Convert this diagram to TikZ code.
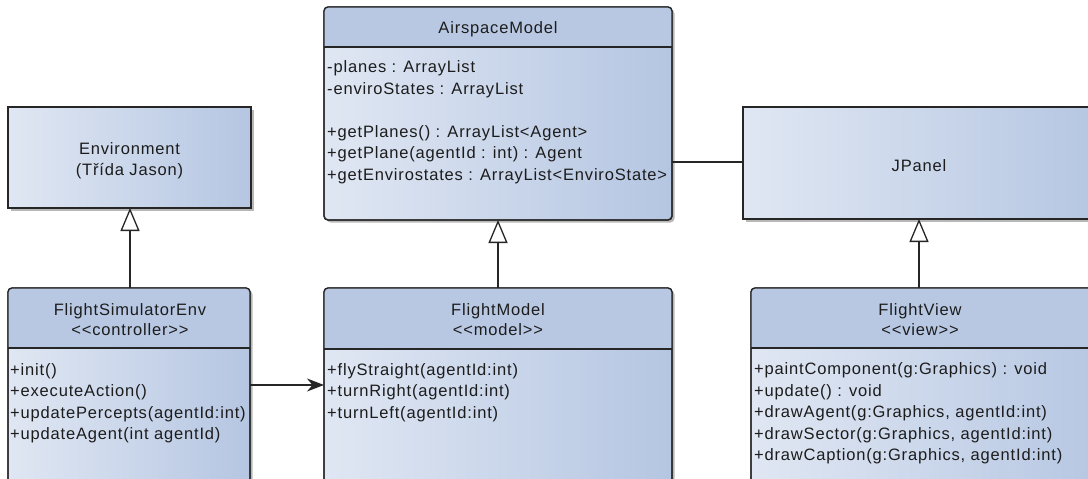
\documentclass[tikz,border=0pt]{standalone}
\usepackage{fontspec}
\setmainfont{Liberation Sans}[LetterSpace=5]
\usetikzlibrary{arrows.meta,shadows,calc}
\definecolor{hdr}{RGB}{184,200,227}
\definecolor{gl}{RGB}{224,231,243}
\definecolor{gr}{RGB}{181,198,226}
\definecolor{bd}{RGB}{38,38,38}
\definecolor{txtc}{RGB}{28,28,28}
\begin{document}
\begin{tikzpicture}[x=1pt,y=-1pt,
  boxbase/.style={draw=bd, line width=1.3pt, left color=gl, right color=gr,
    inner sep=0pt, outer sep=0pt, anchor=north west,
    drop shadow={shadow xshift=2.5pt, shadow yshift=-2.5pt, fill=black, opacity=0.28}},
  plainbox/.style={boxbase},
  classbox/.style={boxbase, rounded corners=4pt},
  borderline/.style={draw=bd, line width=1.3pt},
  txt/.style={anchor=base west, inner sep=0pt, text=txtc, font=\fontsize{16.5}{19}\selectfont},
  ctxt/.style={txt, anchor=base},
  inh/.style={draw=bd, line width=1.3pt, -{Triangle[length=23pt,width=19pt,fill=white,line width=1.3pt]}},
  assoc/.style={draw=bd, line width=1.3pt, -{Stealth[length=17pt,width=13pt]}},
  plainline/.style={draw=bd, line width=1.3pt}
]
\clip (0,0) rectangle (1088,479);
\fill[white] (0,0) rectangle (1088,479);

% plain boxes
\node[plainbox, minimum width=243pt, minimum height=101pt] (env) at (8,107) {};
\node[plainbox, minimum width=360pt, minimum height=112pt] (jp) at (743,107) {};

% class boxes
\node[classbox, minimum width=242pt, minimum height=230pt] (fse) at (8,288) {};
\node[classbox, minimum width=348pt, minimum height=213pt] (asm) at (324,7) {};
\node[classbox, minimum width=348pt, minimum height=230pt] (fm) at (324,288) {};
\node[classbox, minimum width=360pt, minimum height=230pt] (fv) at (751,288) {};

% headers
\newcommand\classhead[2]{%
  \begin{scope}
    \clip[rounded corners=4pt] (#1.north west) rectangle (#1.south east);
    \fill[hdr] (#1.north west) rectangle ([yshift=-#2]#1.north east);
  \end{scope}
  \draw[borderline] ([yshift=-#2]#1.north west) -- ([yshift=-#2]#1.north east);
  \draw[borderline, rounded corners=4pt] (#1.north west) rectangle (#1.south east);
}
\classhead{fse}{60pt}
\classhead{asm}{40pt}
\classhead{fm}{61pt}
\classhead{fv}{60pt}

% texts
\node[ctxt] (envt1) at (129.5,154) {Environment};
\node[ctxt] (envt2) at (129.5,175.5) {(Třída Jason)};
\node[ctxt] (jpt) at (919,171) {JPanel};

\node[ctxt] (asmh) at (498,33) {AirspaceModel};
\node[txt] (asm1) at (327,72.5) {-planes : ArrayList};
\node[txt] (asm2) at (327,94.5) {-enviroStates : ArrayList};
\node[txt] (asm3) at (327,137) {+getPlanes() : ArrayList{<}Agent{>}};
\node[txt] (asm4) at (327,158.5) {+getPlane(agentId : int) : Agent};
\node[txt] (asm5) at (327,180) {+getEnvirostates : ArrayList{<}EnviroState{>}};

\node[ctxt] (fseh1) at (130,315) {FlightSimulatorEnv};
\node[ctxt] (fseh2) at (130,335.5) {{<}{<}controller{>}{>}};
\node[txt] (fse1) at (10,375) {+init()};
\node[txt] (fse2) at (10,396.5) {+executeAction()};
\node[txt] (fse3) at (10,418) {+updatePercepts(agentId:int)};
\node[txt] (fse4) at (10,439.5) {+updateAgent(int agentId)};

\node[ctxt] (fmh1) at (498,315) {FlightModel};
\node[ctxt] (fmh2) at (498,335.5) {{<}{<}model{>}{>}};
\node[txt] (fm1) at (327,375) {+flyStraight(agentId:int)};
\node[txt] (fm2) at (327,396.5) {+turnRight(agentId:int)};
\node[txt] (fm3) at (327,418) {+turnLeft(agentId:int)};

\node[ctxt] (fvh1) at (920,315) {FlightView};
\node[ctxt] (fvh2) at (920,335.5) {{<}{<}view{>}{>}};
\node[txt] (fv1) at (754,374.5) {+paintComponent(g:Graphics) : void};
\node[txt] (fv2) at (754,396) {+update() : void};
\node[txt] (fv3) at (754,417.5) {+drawAgent(g:Graphics, agentId:int)};
\node[txt] (fv4) at (754,439) {+drawSector(g:Graphics, agentId:int)};
\node[txt] (fv5) at (754,460.5) {+drawCaption(g:Graphics, agentId:int)};

% connectors
\draw[inh] ([xshift=122pt]fse.north west) -- ([xshift=122pt]env.south west);
\draw[inh] (fm.north) -- (asm.south);
\draw[inh] ([xshift=168pt]fv.north west) -- ([xshift=176pt]jp.south west);
\draw[plainline] ([yshift=-155pt]asm.north east) -- ([yshift=-55pt]jp.north west);
\draw[assoc] ([yshift=-97pt]fse.north east) -- ([yshift=-97pt]fm.north west);
\end{tikzpicture}
\end{document}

================

# What is needed
Set down the material exactly, every line of it, except for the pictures.

# Expected answer
Convert this diagram to TikZ code.
\documentclass[tikz,border=0pt]{standalone}
\usepackage{fontspec}
\setmainfont{Liberation Sans}[LetterSpace=5]
\usetikzlibrary{arrows.meta,shadows,calc}
\definecolor{hdr}{RGB}{184,200,227}
\definecolor{gl}{RGB}{224,231,243}
\definecolor{gr}{RGB}{181,198,226}
\definecolor{bd}{RGB}{38,38,38}
\definecolor{txtc}{RGB}{28,28,28}
\begin{document}
\begin{tikzpicture}[x=1pt,y=-1pt,
  boxbase/.style={draw=bd, line width=1.3pt, left color=gl, right color=gr,
    inner sep=0pt, outer sep=0pt, anchor=north west,
    drop shadow={shadow xshift=2.5pt, shadow yshift=-2.5pt, fill=black, opacity=0.28}},
  plainbox/.style={boxbase},
  classbox/.style={boxbase, rounded corners=4pt},
  borderline/.style={draw=bd, line width=1.3pt},
  txt/.style={anchor=base west, inner sep=0pt, text=txtc, font=\fontsize{16.5}{19}\selectfont},
  ctxt/.style={txt, anchor=base},
  inh/.style={draw=bd, line width=1.3pt, -{Triangle[length=23pt,width=19pt,fill=white,line width=1.3pt]}},
  assoc/.style={draw=bd, line width=1.3pt, -{Stealth[length=17pt,width=13pt]}},
  plainline/.style={draw=bd, line width=1.3pt}
]
\clip (0,0) rectangle (1088,479);
\fill[white] (0,0) rectangle (1088,479);

% plain boxes
\node[plainbox, minimum width=243pt, minimum height=101pt] (env) at (8,107) {};
\node[plainbox, minimum width=360pt, minimum height=112pt] (jp) at (743,107) {};

% class boxes
\node[classbox, minimum width=242pt, minimum height=230pt] (fse) at (8,288) {};
\node[classbox, minimum width=348pt, minimum height=213pt] (asm) at (324,7) {};
\node[classbox, minimum width=348pt, minimum height=230pt] (fm) at (324,288) {};
\node[classbox, minimum width=360pt, minimum height=230pt] (fv) at (751,288) {};

% headers
\newcommand\classhead[2]{%
  \begin{scope}
    \clip[rounded corners=4pt] (#1.north west) rectangle (#1.south east);
    \fill[hdr] (#1.north west) rectangle ([yshift=-#2]#1.north east);
  \end{scope}
  \draw[borderline] ([yshift=-#2]#1.north west) -- ([yshift=-#2]#1.north east);
  \draw[borderline, rounded corners=4pt] (#1.north west) rectangle (#1.south east);
}
\classhead{fse}{60pt}
\classhead{asm}{40pt}
\classhead{fm}{61pt}
\classhead{fv}{60pt}

% texts
\node[ctxt] (envt1) at (129.5,154) {Environment};
\node[ctxt] (envt2) at (129.5,175.5) {(Třída Jason)};
\node[ctxt] (jpt) at (919,171) {JPanel};

\node[ctxt] (asmh) at (498,33) {AirspaceModel};
\node[txt] (asm1) at (327,72.5) {-planes : ArrayList};
\node[txt] (asm2) at (327,94.5) {-enviroStates : ArrayList};
\node[txt] (asm3) at (327,137) {+getPlanes() : ArrayList{<}Agent{>}};
\node[txt] (asm4) at (327,158.5) {+getPlane(agentId : int) : Agent};
\node[txt] (asm5) at (327,180) {+getEnvirostates : ArrayList{<}EnviroState{>}};

\node[ctxt] (fseh1) at (130,315) {FlightSimulatorEnv};
\node[ctxt] (fseh2) at (130,335.5) {{<}{<}controller{>}{>}};
\node[txt] (fse1) at (10,375) {+init()};
\node[txt] (fse2) at (10,396.5) {+executeAction()};
\node[txt] (fse3) at (10,418) {+updatePercepts(agentId:int)};
\node[txt] (fse4) at (10,439.5) {+updateAgent(int agentId)};

\node[ctxt] (fmh1) at (498,315) {FlightModel};
\node[ctxt] (fmh2) at (498,335.5) {{<}{<}model{>}{>}};
\node[txt] (fm1) at (327,375) {+flyStraight(agentId:int)};
\node[txt] (fm2) at (327,396.5) {+turnRight(agentId:int)};
\node[txt] (fm3) at (327,418) {+turnLeft(agentId:int)};

\node[ctxt] (fvh1) at (920,315) {FlightView};
\node[ctxt] (fvh2) at (920,335.5) {{<}{<}view{>}{>}};
\node[txt] (fv1) at (754,374.5) {+paintComponent(g:Graphics) : void};
\node[txt] (fv2) at (754,396) {+update() : void};
\node[txt] (fv3) at (754,417.5) {+drawAgent(g:Graphics, agentId:int)};
\node[txt] (fv4) at (754,439) {+drawSector(g:Graphics, agentId:int)};
\node[txt] (fv5) at (754,460.5) {+drawCaption(g:Graphics, agentId:int)};

% connectors
\draw[inh] ([xshift=122pt]fse.north west) -- ([xshift=122pt]env.south west);
\draw[inh] (fm.north) -- (asm.south);
\draw[inh] ([xshift=168pt]fv.north west) -- ([xshift=176pt]jp.south west);
\draw[plainline] ([yshift=-155pt]asm.north east) -- ([yshift=-55pt]jp.north west);
\draw[assoc] ([yshift=-97pt]fse.north east) -- ([yshift=-97pt]fm.north west);
\end{tikzpicture}
\end{document}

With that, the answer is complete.